The Daily Courier

Feds must move on expungemen­ts

- RICHARD

Cannabis was legalized in Canada this October, but unfortunat­ely the federal government didn’t include one important piece in that legislatio­n: expungemen­t of the records of a half-million Canadians with criminal records for simple possession of cannabis.

These people are saddled with a criminal record for doing something that we now consider completely legal. And a criminal record is a serious problem—you are barred from internatio­nal travel, barred from many jobs, and even barred from many community volunteer positions such as coaching.

In Toronto, 15 per cent of people on social welfare cite “Need for a Record Suspension” as a key barrier to employment. Renting an apartment with a criminal record can be a problem.

My colleague Murray Rankin, MP for Victoria, has tabled a private member’s bill in the House of Commons that would expunge these records, and I spoke in favour of the bill last Friday. For their part, the government is suggesting that they may introduce legislatio­n next year allowing those with possession records to apply for pardons, but expungemen­t is much more appropriat­e and effective in this case than pardons.

First, pardons are time-consuming and expensive. Applicants must wait at least five years after the end of their sentence before applying. From there, they must pay $631 and fill out a lengthy form that requires them to submit informatio­n from police stations and local courts. After that it usually takes about two years to hear if you’re successful. The government has said that planned legislatio­n may change these rules for cannabis possession records.

Secondly, pardons, or record suspension­s as they are now called, don’t eliminate criminal records—they simply separate them into a different category. Border agents or police officers will likely be able to see that someone has had a criminal record for possession and a subsequent pardon. What is needed here, what would be a truly just solution, is to eliminate the record altogether—expungemen­t.

Expungemen­t is usually carried out for groups of people who have criminal records for acts now considered legal, especially groups that have faced historical injustices. This is certainly the case for cannabis conviction­s, which have been given disproport­ionately to marginaliz­ed Canadians, especially visible minorities.

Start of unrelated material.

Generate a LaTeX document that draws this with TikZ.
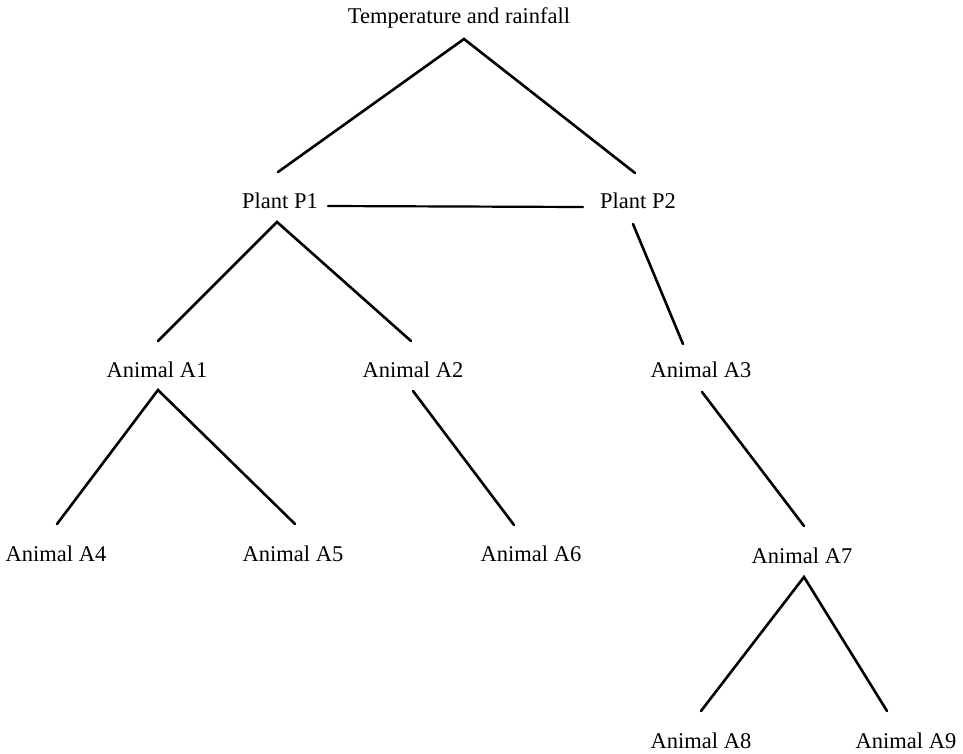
\documentclass[tikz,border=0pt]{standalone}
\usepackage{fontspec}
\setmainfont{Liberation Serif}
\begin{document}
\begin{tikzpicture}[x=1pt,y=-1pt,
  lbl/.style={anchor=base,inner sep=0pt,font=\fontsize{22.5}{27}\selectfont},
  link/.style={line width=2.6pt,line cap=round}]
\useasboundingbox[fill=white] (0,0) rectangle (963,753);

% labels
\node[lbl] (T)  at (459,23)  {Temperature and rainfall};
\node[lbl] (P1) at (280,208) {Plant P1};
\node[lbl] (P2) at (638,208) {Plant P2};
\node[lbl] (A1) at (157,377) {Animal A1};
\node[lbl] (A2) at (413,377) {Animal A2};
\node[lbl] (A3) at (701,377) {Animal A3};
\node[lbl] (A4) at (56,561)  {Animal A4};
\node[lbl] (A5) at (293,561) {Animal A5};
\node[lbl] (A6) at (531,561) {Animal A6};
\node[lbl] (A7) at (802,563) {Animal A7};
\node[lbl] (A8) at (701,748) {Animal A8};
\node[lbl] (A9) at (906,748) {Animal A9};

% line ends
\coordinate (Tb)   at (464,39);
\coordinate (P1t)  at (278,172);
\coordinate (P2t)  at (635,173);
\coordinate (P1b)  at (277,222);
\coordinate (P1r)  at (328,206);
\coordinate (P2l)  at (583,207);
\coordinate (P2b)  at (633,224);
\coordinate (A1t)  at (158,341);
\coordinate (A2t)  at (411,341);
\coordinate (A3t)  at (683,344);
\coordinate (A1b)  at (158,390);
\coordinate (A2b)  at (413,391);
\coordinate (A3b)  at (702,392);
\coordinate (A4t)  at (57,524);
\coordinate (A5t)  at (295,524);
\coordinate (A6t)  at (514,525);
\coordinate (A7t)  at (804,526);
\coordinate (A7b)  at (804,577);
\coordinate (A8t)  at (701,711);
\coordinate (A9t)  at (887,711);

% links
\draw[link] (P1t) -- (Tb) -- (P2t);
\draw[link,line width=2.2pt] (P1r) -- (P2l);
\draw[link] (A1t) -- (P1b) -- (A2t);
\draw[link] (P2b) -- (A3t);
\draw[link] (A4t) -- (A1b) -- (A5t);
\draw[link] (A2b) -- (A6t);
\draw[link] (A3b) -- (A7t);
\draw[link] (A8t) -- (A7b) -- (A9t);
\end{tikzpicture}
\end{document}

If you’re an Indigenous person in Regina, you’re nine times more likely to have a possession record than if you’re non-Indigenous; in Vancouver you are seven times more likely. If you’re black in Halifax, you’re five times more likely to have a possession record than if you’re not black, in Toronto that figure is three times more likely.

These figures have absolutely no relation to the rate of cannabis use in different groups, or in different parts of the country.

It’s time to fix these unjust criminal records. It’s been done in several U.S. states—California, Vermont, Delaware and North Dakota—and it should be done in Canada.

I sincerely hope the government supports this expungemen­t bill that would clear the unjust criminal record for these Canadians so that they can get this millstone off their necks.

Richard Cannings is the MP for South Okanagan-West Kootenay and member of the NDP caucus.